Solo es comparable con aquellas propuestas la serie que hizo posteriormente para el semanario Don Quijote, y que los historiadores tienden a olvidar, titulada «Los jueves de los señores de Vinagrillo».

Su salud quebradiza no le impidió trabajar para un sinfín de medios. Murió joven y pobre

El problema residía en que sus verdaderas pasiones seguían siendo la pintura, que solo practicaba en algunos de sus paseos o cuando salía a cazar, y, ahora cada vez más, la dramaturgia. Y aunque tuvo cierto éxito popular con varias de sus obras teatrales (entre las que destacamos Sol, Tila, Fígaro, Pajarón o Los chicos), ninguna de ellas consiguió liberarle de su condición de jornalero del dibujo, acuciada ahora por el hecho de tener que atender a las necesidades de una familia con tres hijos (Elena, Eduardo y Juan José), y no cinco como a veces se ha dicho, a los que se refería como «los Mecachines pequeños».
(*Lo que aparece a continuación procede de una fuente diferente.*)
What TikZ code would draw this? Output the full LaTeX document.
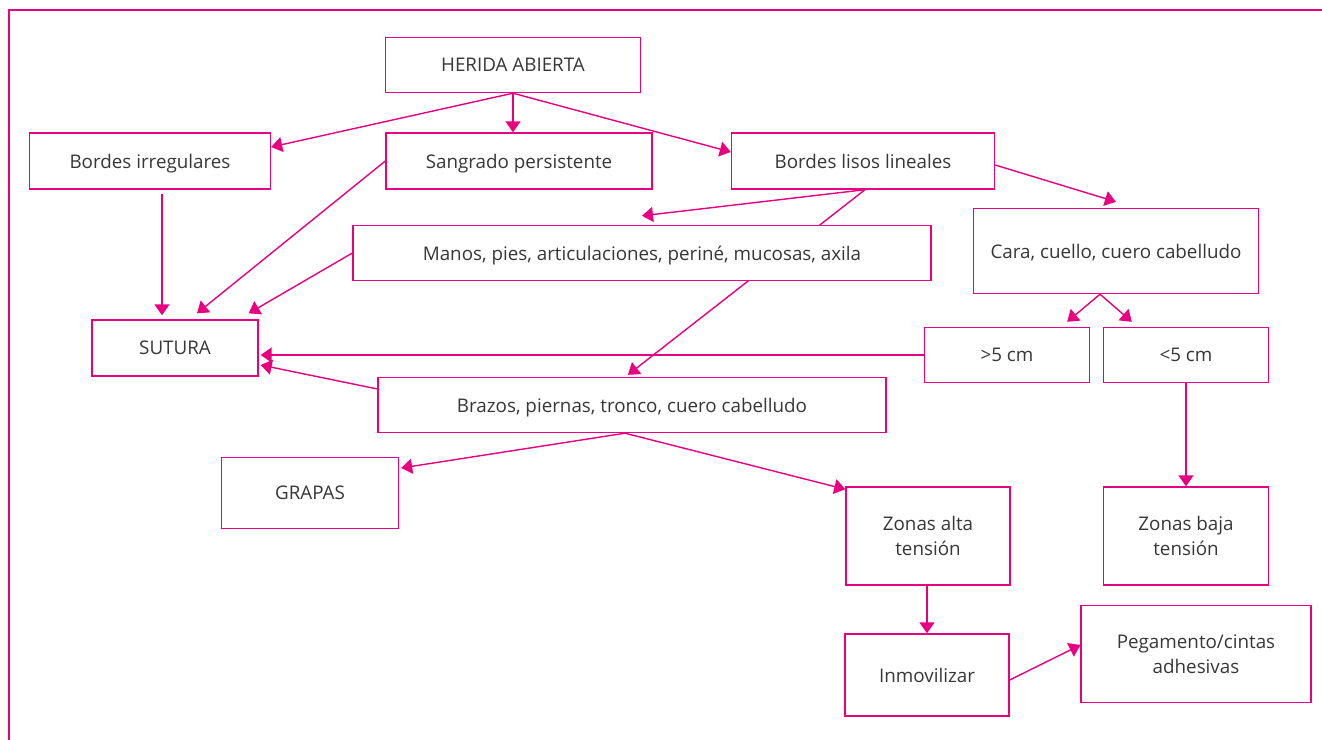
\documentclass[tikz,border=0pt]{standalone}
\usepackage{fontspec}
\setmainfont{Open Sans}
\usetikzlibrary{arrows.meta,backgrounds}

\definecolor{rosa}{RGB}{232,0,128}
\definecolor{texto}{RGB}{55,55,55}

\tikzset{
    box/.style={draw=rosa, fill=white, line width=0.8pt, text=texto, inner sep=0pt,
        align=center, font=\fontsize{10.7}{14}\selectfont},
    uno/.style={box, text depth=0pt},
    flecha/.style={draw=rosa, line width=0.8pt, -{Triangle[length=0.22cm,width=0.3cm]}}
}

\begin{document}
\begin{tikzpicture}[x=0.02cm, y=-0.02cm]
    \useasboundingbox (0,0) rectangle (1322,740);

    % Frame
    \draw[rosa, line width=0.8pt] (9,740) -- (9,10) -- (1322,10);

    % Boxes
    \node[uno, minimum width=5.1cm, minimum height=1.1cm] (herida) at (513,65) {HERIDA ABIERTA};
    \node[uno, minimum width=4.82cm, minimum height=1.12cm] (birreg) at (150,161) {Bordes irregulares};
    \node[uno, minimum width=5.32cm, minimum height=1.12cm] (sangrado) at (519,161) {Sangrado persistente};
    \node[uno, minimum width=5.26cm, minimum height=1.12cm] (blisos) at (863,161) {Bordes lisos lineales};
    \node[uno, minimum width=5.7cm, minimum height=1.7cm] (cara) at (1116,251) {Cara, cuello, cuero cabelludo};
    \node[uno, minimum width=11.56cm, minimum height=1.1cm] (manos) at (642,253) {Manos, pies, articulaciones, periné, mucosas, axila};
    \node[uno, minimum width=3.32cm, minimum height=1.12cm] (sutura) at (175,348) {SUTURA};
    \node[uno, minimum width=3.3cm, minimum height=1.1cm] (gt5) at (1007,355) {>5 cm};
    \node[uno, minimum width=3.3cm, minimum height=1.1cm] (lt5) at (1186,355) {<5 cm};
    \node[uno, minimum width=10.16cm, minimum height=1.1cm] (brazos) at (632,405) {Brazos, piernas, tronco, cuero cabelludo};
    \node[uno, minimum width=3.54cm, minimum height=1.42cm] (grapas) at (310,493) {GRAPAS};
    \node[box, minimum width=3.28cm, minimum height=1.96cm] (zalta) at (928,536) {Zonas alta\\tensión};
    \node[box, minimum width=3.3cm, minimum height=1.96cm] (zbaja) at (1186,536) {Zonas baja\\tensión};
    \node[uno, minimum width=3.28cm, minimum height=1.64cm] (inmov) at (927,675) {Inmovilizar};
    \node[box, minimum width=4.6cm, minimum height=1.94cm] (pegam) at (1196,654) {Pegamento/cintas\\adhesivas};

    % Arrows (behind the boxes)
    \begin{scope}[on background layer]
        \draw[flecha] (herida.south) -- ([yshift=0.28cm]birreg.east);
        \draw[flecha] (herida.south) -- (herida.south |- sangrado.north);
        \draw[flecha] (herida.south) -- ([yshift=0.18cm]blisos.west);
        \draw[flecha] ([xshift=0.24cm,yshift=-0.08cm]birreg.south) -- ([xshift=0.24cm,yshift=0.08cm]birreg.south |- sutura.north);
        \draw[flecha] (sangrado.west) -- ([xshift=0.44cm,yshift=0.12cm]sutura.north);
        \draw[flecha] (manos.west) -- ([xshift=-0.2cm,yshift=0.12cm]sutura.north east);
        \draw[flecha] ([yshift=-0.08cm]blisos.east) -- ([yshift=0.12cm]cara.north);
        \draw[flecha] ([xshift=0.04cm]blisos.south) -- ([yshift=0.18cm]manos.north);
        \draw[flecha] ([xshift=0.04cm]blisos.south) -- ([xshift=-0.08cm,yshift=0.04cm]brazos.north);
        \draw[flecha] ([xshift=-0.32cm]cara.south) -- ([xshift=-0.46cm,yshift=0.1cm]gt5.north east);
        \draw[flecha] ([xshift=-0.32cm]cara.south) -- ([xshift=0.58cm,yshift=0.1cm]lt5.north west);
        \draw[flecha] (gt5.west) -- ([xshift=0.04cm]gt5.west -| sutura.east);
        \draw[flecha] ([yshift=0.32cm]brazos.west) -- ([xshift=0.04cm,yshift=-0.34cm]sutura.east);
        \draw[flecha] ([xshift=-0.14cm]brazos.south) -- ([xshift=0.04cm,yshift=0.5cm]grapas.east);
        \draw[flecha] ([xshift=-0.14cm]brazos.south) -- ([yshift=-0.06cm]zalta.north west);
        \draw[flecha] (lt5.south) -- (zbaja.north);
        \draw[flecha] (inmov.north |- zalta.south) -- (inmov.north);
        \draw[flecha] ([yshift=-0.1cm]inmov.east) -- ([yshift=0.18cm]pegam.west);
    \end{scope}
\end{tikzpicture}
\end{document}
Probó suerte con la poesía, con la literatura festiva (ahí están sus Cartas domingueras para La Correspondencia de España, por ejemplo), con la escultura (en una variante jocosa) y hasta con la fotografía, cuyas posibilidades le entusiasmaban, y a la que sacó partido para algunas caricaturas en las que se valía del gouache para deformar instantáneas. Hasta fue pionero de la historieta fotográfica, como podemos comprobar por una página que conserva el Museo ABC, en la que los modelos son sus propios hijos.

Pero el hecho de mantener un cierto estatus social (era la criada quien llevaba sus originales a las publicaciones) le empujó a multiplicarse en trabajos alimenticios para un sinfín de medios, más de una veintena, en los que, con irregular fortuna gráfica, iba malgastando las fuerzas y, a partir de un momento dado, su quebradizo estado de salud.

Destellos de genio

Solo en Blanco y Negro, donde fue uno de sus colaboradores fundamentales entre 1892 y 1898, con el lapso de 1895, publicó cerca de 1.500 dibujos, que hoy se conservan en su colección, si bien habría que precisar que muchos de ellos son pequeñas obras para jeroglíficos y charadas carentes de otro valor que no sea el de observar su tránsito de un estilo a otro sin que su genialidad aparezca más que en algunos destellos, a menudo más de índole técnica y al servicio de un caricaturismo político que le interesaba bien poco.

Parece, no obstante, que nunca perdió el humor, a tenor de cómo ríe en una foto que se hizo a sí mismo y que publicó Blanco y Negro junto a un artículo de Luis Royo Villanova a propósito de su deceso, a los treinta y nueve años, pobre hasta el punto de que los amigos hicieron una colecta para ayudar a la viuda. Allí, el escritor recordaba un viaje que habían hecho los dos a Bilbao y las dificultades con que se encontró para cerrar el balcón de la fonda en la que habían tomado un cuarto. Royo le pidió ayuda diciéndole que no entendía aquella cerradura, a lo que Eduardo le respondió: «¿Cómo la ha de entender usted si estará en vascuence?».